Editor's Notes

Judicial and administrative rulings on construction disputes can be cautionary tales. Through inadvertence or intentional corner-cutting, parties can create serious problems for themselves. The three cases covered in this issue involve contractor misjudgments: paying a subcontractor off the books, ignoring a claim filing deadline, and failing to use a written contract.


A contractor in North Dakota hired a crew to assist with a commercial roofing project and paid the workers with cash. Inspectors, who visited the work site in response to a safety complaint, questioned the workers compensation insurance coverage for everyone at the site. The contractor and its individual owner were held liable for the insurance premiums and penalties for the entire crew.

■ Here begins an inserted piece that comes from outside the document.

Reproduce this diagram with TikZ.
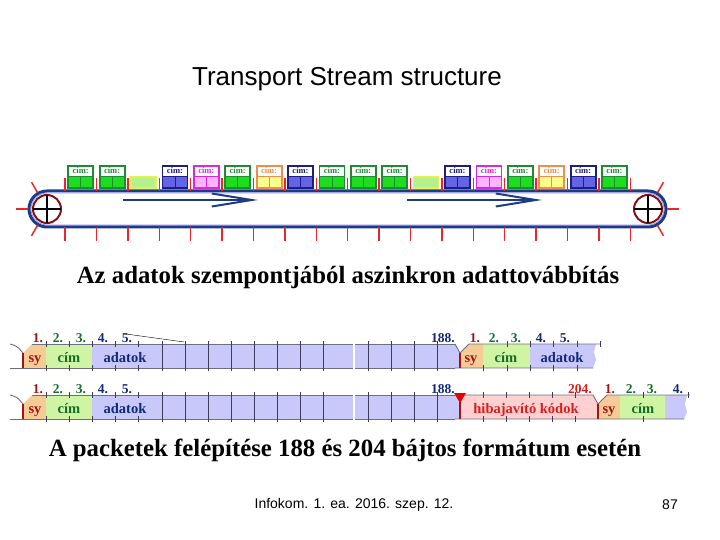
\documentclass[tikz,border=0pt]{standalone}
\usepackage{fontspec}
\setmainfont{Liberation Serif}
\setsansfont{Liberation Sans}
\usetikzlibrary{arrows.meta}
\definecolor{beltc}{RGB}{30,60,130}\definecolor{wheelc}{RGB}{128,20,20}\definecolor{spokec}{RGB}{230,40,40}
\definecolor{gbd}{RGB}{30,140,50}\definecolor{gfl}{RGB}{30,220,30}
\definecolor{bbd}{RGB}{30,30,130}\definecolor{bfl}{RGB}{100,100,230}
\definecolor{pbd}{RGB}{220,40,220}\definecolor{pfl}{RGB}{255,180,255}
\definecolor{obd}{RGB}{240,140,80}\definecolor{ofl}{RGB}{255,255,140}
\definecolor{ybd}{RGB}{230,240,80}\definecolor{yfl}{RGB}{180,240,140}
\definecolor{syc}{RGB}{246,204,150}\definecolor{cimc}{RGB}{206,244,164}\definecolor{datc}{RGB}{200,200,250}\definecolor{hibc}{RGB}{255,208,208}
\definecolor{lbnavy}{RGB}{20,40,120}\definecolor{lbgreen}{RGB}{20,110,40}\definecolor{lbred}{RGB}{160,20,20}\definecolor{lbhib}{RGB}{215,30,30}
\definecolor{edgec}{RGB}{110,110,130}\definecolor{bytec}{RGB}{60,60,90}
\tikzset{>=Stealth,every node/.style={inner sep=0pt},
 belt/.style={line width=3pt,draw=beltc,rounded corners=18pt},
 spoke/.style={line width=1.5pt,spokec},beltmark/.style={line width=1.4pt,spokec},
 flow/.style={line width=2pt,beltc,-{Straight Barb[length=40pt,width=13pt]}},
 edge/.style={line width=.9pt,edgec},byteline/.style={line width=1pt,bytec},syline/.style={line width=1.5pt,lbred},
 numlbl/.style={font=\fontsize{13.5}{13.5}\selectfont\bfseries,anchor=base},
 fieldlbl/.style={font=\fontsize{14.5}{14.5}\selectfont\bfseries,anchor=base},
 heading/.style={font=\fontsize{24.8}{24.8}\selectfont\bfseries}}
\begin{document}
\begin{tikzpicture}[x=1pt,y=-1pt]
\useasboundingbox (0,0) rectangle (720,540);
\node[font=\sffamily\fontsize{26}{26}\selectfont] (title) at (347,79) {Transport Stream structure};
% conveyor belt
\draw[belt] (29,191) rectangle (666,227);\draw[line width=.8pt,blue!45!white,rounded corners=16pt] (31,193) rectangle (664,225);
\foreach \w/\a in {47/180,648/0}{\draw[wheelc,line width=2pt] (\w,209) circle (14pt);\draw[line width=1.2pt] (\w-14,209)--(\w+14,209) (\w,195)--(\w,223);
 \foreach \d in {-60,0,60}{\draw[spoke] (\w,209)++(\a+\d:19)--++(\a+\d:12);}}
\foreach \k in {0,...,18}{\draw[beltmark] (65+31.4*\k,178)--(65+31.4*\k,191) (65+31.4*\k,227)--(65+31.4*\k,241);}
\foreach \k/\cl in {0/g,1/g,3/b,4/p,5/g,6/o,7/b,8/g,9/g,10/g,12/b,13/p,14/g,15/o,16/b,17/g}{\pgfmathsetmacro\cx{80.7+31.4*\k}
 \fill[fill=\cl fl] (\cx-12.5,176) rectangle (\cx+12.5,188);\draw[draw=\cl bd,line width=1.8pt] (\cx-12.5,166) rectangle (\cx+12.5,188);
 \draw[draw=\cl bd,line width=.8pt] (\cx-12.5,176)--(\cx+12.5,176) (\cx,176)--(\cx,188);
 \node[text=\cl bd,font=\fontsize{8.5}{8.5}\selectfont\bfseries] (cim\k) at (\cx,171) {cím:};}
\foreach \k in {2,11}{\pgfmathsetmacro\cx{80.7+31.4*\k}\draw[draw=ybd,fill=yfl,line width=1.6pt] (\cx-12.5,177) rectangle (\cx+12.5,188);}
\draw[flow] (123,200)--(258,200);\draw[flow] (407,200)--(542,200);
\node[heading] (async) at (348,278) {Az adatok szempontjából aszinkron adattovábbítás};
% packets, common part
\foreach \yt/\r in {344/1,395/2}{
 \fill[syc] (23,\yt+24)--(23,\yt+9)--(32,\yt)--(46,\yt)--(46,\yt+24)--cycle;\fill[cimc] (46,\yt) rectangle (92,\yt+24);
 \fill[datc] (92,\yt) rectangle (353,\yt+24);\fill[datc] (355,\yt) rectangle (455,\yt+24);
 \draw[edge] (10,\yt) .. controls (17,\yt+2) .. (23,\yt+9);\draw[edge] (32,\yt)--(353,\yt) (10,\yt+24)--(353,\yt+24) (355,\yt)--(455,\yt) (355,\yt+24)--(455,\yt+24);
 \draw[syline] (23,\yt+9)--(23,\yt+24);
 \foreach \x in {46,69,...,138}{\draw[byteline] (\x,\yt-3)--(\x,\yt+3) (\x,\yt+21)--(\x,\yt+27);}
 \foreach \x in {162,185,...,345,368,391,414,437}{\draw[byteline] (\x,\yt-3)--(\x,\yt+27);}
 \foreach \n/\x/\cl in {1/38/lbred,2/58/lbgreen,3/81/lbgreen,4/103/lbnavy,5/127/lbnavy}{\node[numlbl,text=\cl] (n\r\n) at (\x,\yt-2) {\n.};}
 \node[numlbl,text=lbnavy] (e\r) at (443,\yt-2) {188.};
 \node[fieldlbl,text=lbred] (sy\r) at (35,\yt+18.5) {sy};\node[fieldlbl,text=lbgreen] (cm\r) at (69,\yt+18.5) {cím};\node[fieldlbl,text=lbnavy] (ad\r) at (125,\yt+18.5) {adatok};}
\draw (126,334)--(184,342);
% 188 byte packet
\fill[datc] (455,344)--(460,353)--(460,368)--(455,368)--cycle;
\fill[syc] (460,368)--(460,353)--(469,344)--(483,344)--(483,368)--cycle;\fill[cimc] (483,344) rectangle (530,368);
\fill[datc] (530,344)--(596,344)--(594,352)--(596,360)--(593,368)--(530,368)--cycle;
\draw[edge] (455,344)--(460,353)--(469,344)--(600,344) (455,368)--(593,368);\draw[syline] (460,353)--(460,368);
\foreach \x in {507,530,553,577,600}{\draw[byteline] (\x,341)--(\x,347);}\foreach \x in {483,507,530,553,577}{\draw[byteline] (\x,365)--(\x,371);}
\foreach \n/\x/\cl in {1/475/lbred,2/494/lbgreen,3/516/lbgreen,4/541/lbnavy,5/565/lbnavy}{\node[numlbl,text=\cl] (m\n) at (\x,342) {\n.};}
\node[fieldlbl,text=lbred] (sy3) at (471,362.5) {sy};\node[fieldlbl,text=lbgreen] (cm3) at (506,362.5) {cím};\node[fieldlbl,text=lbnavy] (ad3) at (562,362.5) {adatok};
% 204 byte packet
\fill[datc] (455,395) rectangle (460,419);
\fill[hibc] (460,395)--(593,395)--(598,404)--(598,419)--(460,419)--cycle;
\fill[syc] (598,419)--(598,404)--(607,395)--(620,395)--(620,419)--cycle;\fill[cimc] (620,395) rectangle (665,419);
\fill[datc] (665,395)--(687,395)--(685,404)--(687,412)--(684,419)--(665,419)--cycle;
\draw[edge] (455,395)--(593,395)--(598,404)--(607,395)--(690,395) (455,419)--(684,419);\draw[syline] (598,404)--(598,419);
\foreach \x in {483,506,529,552,575,643,688}{\draw[byteline] (\x,392)--(\x,398);}\foreach \x in {483,506,529,552,575,643}{\draw[byteline] (\x,416)--(\x,422);}
\draw[syline] (460,402)--(460,419);\fill[red!90!black] (454,393)--(466,393)--(460,403)--cycle;
\node[numlbl,text=lbhib] (e204) at (580,393) {204.};
\foreach \n/\x/\cl in {1/610/lbred,2/631/lbgreen,3/652/lbgreen,4/678/lbnavy}{\node[numlbl,text=\cl] (k\n) at (\x,393) {\n.};}
\node[fieldlbl,text=lbhib] (hib) at (526,413.5) {hibajavító kódok};
\node[fieldlbl,text=lbred] (sy4) at (609,413.5) {sy};\node[fieldlbl,text=lbgreen] (cm4) at (643,413.5) {cím};
\node[heading] (pkt) at (345,450) {A packetek felépítése 188 és 204 bájtos formátum esetén};
\node[font=\sffamily\fontsize{14}{14}\selectfont] (foot) at (354,505) {Infokom. 1. ea. 2016. szep. 12.};
\node[font=\sffamily\fontsize{14}{14}\selectfont] (page) at (670,505) {87};
\end{tikzpicture}
\end{document}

A contractor on a federal project in Wyoming requested a price adjustment for alleged changes in the scope of work. The government agency negotiated and audited the contractor’s overhead rate. Negotiations continued. By the time the contractor submitted a proper, formal claim, the statutory claim deadline had passed. The government’s active participation in negotiations did not extend the deadline.


A contractor in Alabama entered into an agreement for residential repairs but did not put the contract in writing, as required by the state licensing statute. The homeowner refused to pay for the completed work. The contractor was fortunate—a court ruled that the sanctions for violating the statutory written contract requirement did not include inability to recover payment for the work.